Fallows sees this as the end of McCarthy’s power, the moment when Dorothy’s dog Toto unmasks the Wizard of Oz. Within six months of Welch’s attack McCarthy was censured by the Senate; less than three years later, he was dead. The implication was that surely something similar would happen to Trump.
But it didn’t: he went on to be elected President, despite the unpardonable callousness of his response to the Khan family.
Corey Robin sees Fallows’s citation of the McCarthy moment as just an outbreak of golden age nostalgia.
In the years before Welch’s salvo, McCarthy had been riding high, aided and abetted by the most senior members of the GOP. McCarthy was the Republicans’ useful idiot, helping return Congress to their control in 1952. By 1954, he was no longer useful.
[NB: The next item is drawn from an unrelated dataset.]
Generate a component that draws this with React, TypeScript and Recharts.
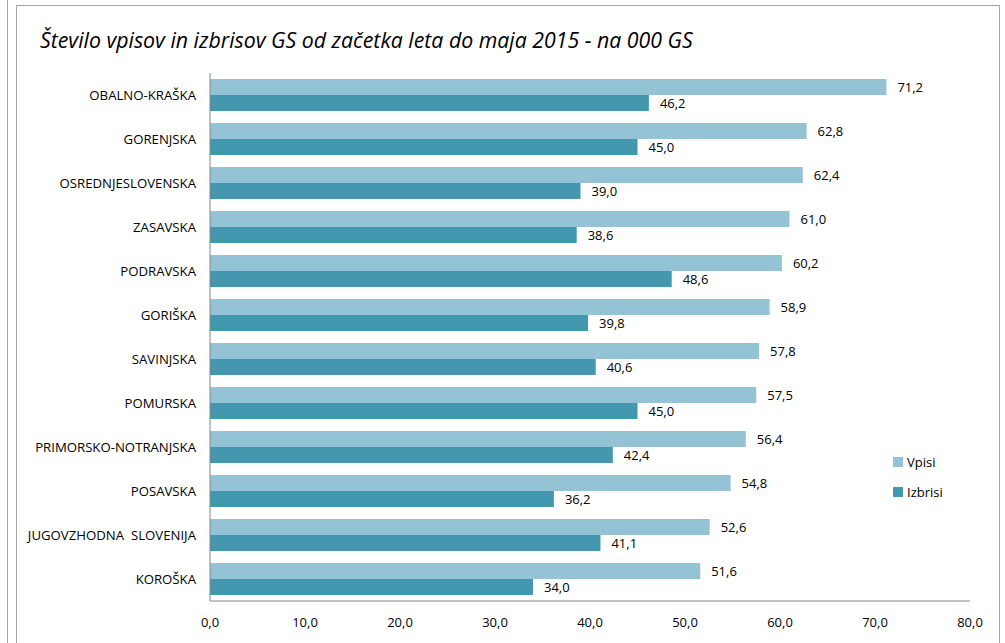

He was just an idiot — and a liability. Not only was he going after the military, he was turning on Republicans too. He had done their dirty work; now he was doing them damage. The ism could stay; the man had to go.
Welch’s broadside was less an announcement of McCarthy’s indecency, about which nobody had any doubt, than a signal of his diminished utility, a report of his weakness and isolation. Declarations of indecency are like that: they don’t slay monsters; they’re an all-clear signal, a statement that the monster is dying or dead.
Of course the problem with this is that while the Republicans might have initially have regarded Trump as a useful idiot, it’s rapidly becoming clear that in fact they are his useful idiots. And their utility will remain until after they have rejected a case to impeach him. After that, who knows what might happen?